Oleh karena itu dibuatlah Barongan yang terbuat dari kulit macan gembong (harimau Jawa) yang ditunggangi burung merak.

Sang Prabu dilambangkan sebagai harimau sedangkan merak yang menungganginya melambangkan sang permaisuri, selain itu agar sindirannya tersebut aman, Ki Ageng melindunginya dengan pasukan terlatih yang diperkuat dengan jajaran para warok yang sakti mandraguna.

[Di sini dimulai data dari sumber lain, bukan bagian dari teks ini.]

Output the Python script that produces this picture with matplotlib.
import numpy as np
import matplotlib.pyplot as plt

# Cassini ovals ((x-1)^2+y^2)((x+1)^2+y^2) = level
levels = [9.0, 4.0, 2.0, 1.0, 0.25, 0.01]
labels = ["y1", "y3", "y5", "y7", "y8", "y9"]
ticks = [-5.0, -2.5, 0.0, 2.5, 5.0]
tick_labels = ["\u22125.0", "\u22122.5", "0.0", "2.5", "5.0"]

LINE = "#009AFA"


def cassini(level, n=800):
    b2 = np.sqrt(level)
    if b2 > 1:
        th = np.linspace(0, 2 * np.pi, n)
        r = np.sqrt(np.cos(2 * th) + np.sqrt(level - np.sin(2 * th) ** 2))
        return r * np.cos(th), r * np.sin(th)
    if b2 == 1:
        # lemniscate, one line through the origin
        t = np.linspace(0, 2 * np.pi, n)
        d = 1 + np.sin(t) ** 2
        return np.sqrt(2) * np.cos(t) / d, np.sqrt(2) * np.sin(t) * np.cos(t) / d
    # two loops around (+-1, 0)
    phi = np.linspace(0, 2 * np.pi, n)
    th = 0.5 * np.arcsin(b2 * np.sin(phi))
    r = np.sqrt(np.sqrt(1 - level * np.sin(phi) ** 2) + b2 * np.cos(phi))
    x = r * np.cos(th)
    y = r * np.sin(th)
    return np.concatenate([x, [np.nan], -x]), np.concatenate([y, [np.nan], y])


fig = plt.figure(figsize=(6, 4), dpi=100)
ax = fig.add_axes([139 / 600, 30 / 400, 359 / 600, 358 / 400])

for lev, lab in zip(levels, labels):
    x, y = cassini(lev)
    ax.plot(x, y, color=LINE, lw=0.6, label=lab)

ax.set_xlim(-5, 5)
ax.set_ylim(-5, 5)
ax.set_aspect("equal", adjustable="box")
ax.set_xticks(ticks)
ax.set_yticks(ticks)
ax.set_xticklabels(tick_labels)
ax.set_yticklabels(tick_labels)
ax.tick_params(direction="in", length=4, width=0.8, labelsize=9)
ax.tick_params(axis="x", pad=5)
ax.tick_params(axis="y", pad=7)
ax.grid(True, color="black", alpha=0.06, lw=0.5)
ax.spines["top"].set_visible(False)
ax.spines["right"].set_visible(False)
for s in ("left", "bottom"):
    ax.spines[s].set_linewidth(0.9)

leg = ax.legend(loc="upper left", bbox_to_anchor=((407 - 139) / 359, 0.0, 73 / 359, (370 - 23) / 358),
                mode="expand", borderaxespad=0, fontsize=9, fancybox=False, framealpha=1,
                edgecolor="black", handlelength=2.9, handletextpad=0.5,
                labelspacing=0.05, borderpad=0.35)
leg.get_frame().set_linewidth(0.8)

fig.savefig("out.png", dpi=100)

Di masa kekuasaan Adipati Batorokatong yang memerintah Ponorogo sekitar 500 tahun lalu, Reog mulai berkembang menjadi kesenian rakyat, pendamping Adipati yang bernama Ki Ageng Mirah menggunakan Reog untuk mengembangkan kekuasaannya.

Reog dimanfaatkan sebagai sarana mengumpulkan massa dan merupakan saluran komunikasi yang efektif bagi penguasa pada waktu itu, Ki Ageng Mirah kemudian membuat cerita legendaris mengenai Kerajaan Bantaranangin yang oleh sebagian besar masyarakat Ponorogo dipercaya sebagai sejarah.
Adipati Batorokatong yang beragama Islam juga memanfaatkan barongan ini untuk menyebarkan agama Islam.

Nama Singa Barongan kemudian diubah menjadi Reog, yang berasal dari kata Riyoqun, yang berarti Khusnul Khotimah yang bermakna walaupun sepanjang hidupnya bergelimang dosa, namun bila akhirnya sadar dan bertaqwa kepada Allah, maka surga jaminannya.

Selanjutnya kesenian Reog terus berkembang seiring dengan perkembangan zaman, kisah Reog terus menyadur cerita ciptaan Ki Ageng Mirah yang diteruskan mulut ke mulut, dari generasi ke generasi.
Reog mengacu pada beberapa babad, salah satunya adalah babad Kelana Sewandana, Babad Klana Sewandana yang konon merupakan pakem asli seni pertunjukan Reog.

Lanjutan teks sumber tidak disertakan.